Kohl’s Corp. [s: kss] released a statement Friday stating that it is rejecting the buyout offers it received.
The news sent shares down 3.3% in premarket trading. Word that Kohl’s was considering a buyout sent its own shares higher last month, as well as those of other department stores including Macy’s Inc. M, +0.88% and Nordstrom Inc. JWN, +0.65%
“The Kohl’s Board of Directors (the Board) has determined, following a review with its independent financial advisors and upon the recommendation of its Finance Committee, that the valuations indicated in the current expressions of interest which it has received do not adequately reflect the Company’s value in light of its future growth and cash flow generation,” the statement said.
Kohl’s KSS, +1.13% confirmed last week that it had received an offer from Acacia Research Corp, which is controlled by activist hedge fund Starboard Value LP. Later Acacia said its offer was for $64 per share in cash.
Sycamore Partners said it could pay $65 per share, but did not submit a formal offer, according to The Wall Street Journal.
Kohl’s has been executing a turnaround that includes a focus on athleisure merchandise, a partnership with beauty retailer Sephora, and other measures.
“We have a high degree of confidence in Kohl’s transformational strategy, and we expect that its continued execution will result in significant value creation,” said Kohl’s Chairman Frank Sica in a statement.
Kohl’s stock has rallied 18.8% over the past year, outpacing the benchmark S&P 500 index SPX, +0.23%, which is up 15.6% for the period.
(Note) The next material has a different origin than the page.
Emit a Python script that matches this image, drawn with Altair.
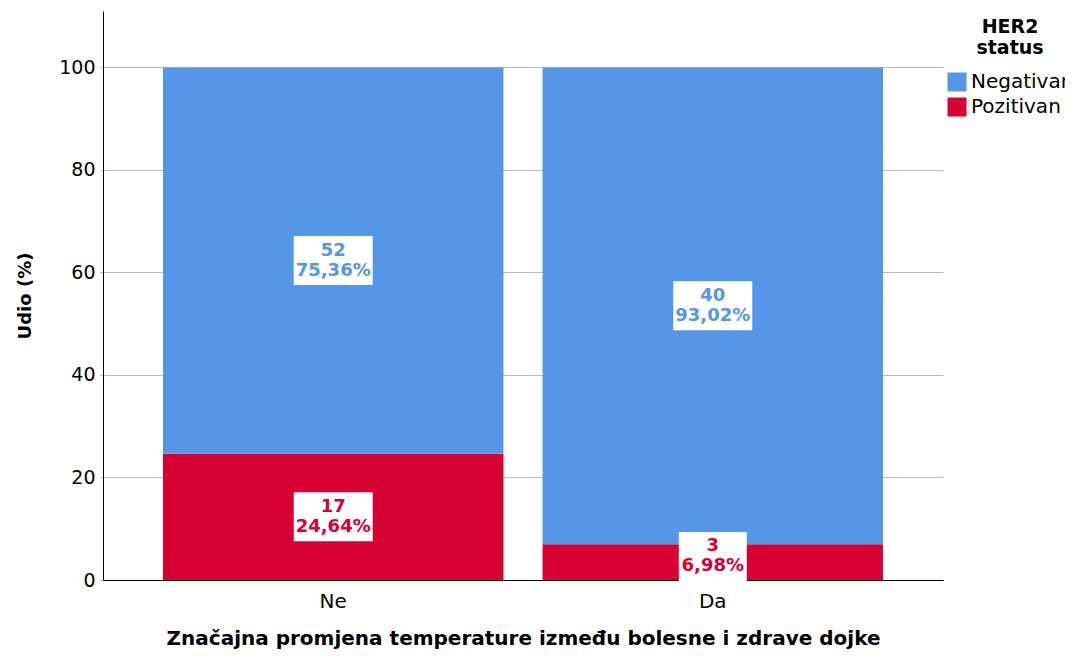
import altair as alt
import pandas as pd

categories = ["Ne", "Da"]
her2_levels = ["Negativan", "Pozitivan"]
neg_counts = [52, 40]
pos_counts = [17, 3]
neg_pct = [75.36, 93.02]
pos_pct = [24.64, 6.98]
neg_pct_labels = ["75,36%", "93,02%"]
pos_pct_labels = ["24,64%", "6,98%"]
colors = ["#5596E6", "#D60032"]

rows = []
for i, c in enumerate(categories):
    rows.append({"cat": c, "her2": "Pozitivan", "ord": 0, "count": pos_counts[i],
                 "lo": 0.0, "hi": pos_pct[i], "pctlabel": pos_pct_labels[i]})
    rows.append({"cat": c, "her2": "Negativan", "ord": 1, "count": neg_counts[i],
                 "lo": pos_pct[i], "hi": pos_pct[i] + neg_pct[i], "pctlabel": neg_pct_labels[i]})
df = pd.DataFrame(rows)

FONT = "DejaVu Sans"

x_enc = alt.X("cat:N", sort=categories,
              scale=alt.Scale(paddingInner=0.103, paddingOuter=0.158),
              axis=alt.Axis(title="Značajna promjena temperature između bolesne i zdrave dojke",
                            labelAngle=0, ticks=False, grid=False, domainColor="black",
                            labelFontSize=20, labelPadding=11, labelColor="black",
                            titleFontSize=20, titleFontWeight="bold", titlePadding=17,
                            titleColor="black"))
y_scale = alt.Scale(domain=[0, 111], nice=False)
y_axis = alt.Axis(title="Udio (%)", values=[0, 20, 40, 60, 80, 100], grid=True,
                  gridColor="#b9b9b9", gridWidth=1, domainColor="black",
                  tickColor="#b9b9b9", tickSize=3, labelPadding=5, labelFontSize=19,
                  labelColor="black", titleFontSize=18, titleFontWeight="bold",
                  titlePadding=24, titleColor="black")

color_scale = alt.Scale(domain=her2_levels, range=colors)

bars = alt.Chart(df).mark_bar().encode(
    x=x_enc,
    y=alt.Y("lo:Q", scale=y_scale, axis=y_axis),
    y2="hi:Q",
    color=alt.Color("her2:N", scale=color_scale,
                    legend=alt.Legend(title=["HER2", "status"])),
)

base = alt.Chart(df).transform_calculate(
    mid="max((datum.lo + datum.hi) / 2, 4.6)",
    txt="datum.count + '\\n' + datum.pctlabel",
    bw="(11 * length(datum.pctlabel) + 13) / 100",
).transform_calculate(
    boxpath="'M' + (-datum.bw) + ',-0.49H' + datum.bw + 'V0.49H' + (-datum.bw) + 'Z'"
)

boxes = base.mark_point(filled=True, opacity=1, strokeWidth=0, color="white", size=10000).encode(
    x=alt.X("cat:N", sort=categories),
    y=alt.Y("mid:Q", scale=y_scale),
    shape=alt.Shape("boxpath:N", scale=None),
)

labels = base.mark_text(lineBreak="\n", fontSize=18, fontWeight="bold", lineHeight=20,
                        baseline="middle", align="center", dy=-10, font=FONT).encode(
    x=alt.X("cat:N", sort=categories),
    y=alt.Y("mid:Q", scale=y_scale),
    text="txt:N",
    color=alt.Color("her2:N", scale=color_scale, legend=None),
)

chart = alt.layer(bars, boxes, labels).properties(
    width=840, height=569,
    autosize=alt.AutoSizeParams(type="none"),
    padding={"left": 95, "top": 3, "right": 122, "bottom": 72},
).configure(font=FONT).configure_view(strokeWidth=0, stroke="transparent").configure_legend(
    orient="none", legendX=844, legendY=7, padding=0,
    titleFontSize=19, titleFontWeight="bold", titleColor="black",
    titleAlign="center", titleAnchor="middle", titleLineHeight=21, titlePadding=14,
    symbolType="square", symbolSize=360, symbolStrokeWidth=0, symbolOpacity=1,
    labelFontSize=20, labelColor="black", labelOffset=4, rowPadding=5,
    labelLimit=300,
)

chart.save("out.html", embed_options={"renderer": "svg", "actions": False})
The ProShares Decline of the Retail Store ETF EMTY, +0.85% has tumbled 19% for the period.
Kohl’s also announced Friday a limited-duration shareholder rights plan, effective immediately through Feb. 2, 2023. The plan will become exercisable if any stockholder acquires 10% beneficial ownership, or 20% in the case of passive institutional investors.
Kohl’s says the “poison pill” will allow the company to entertain offers with an “orderly review.”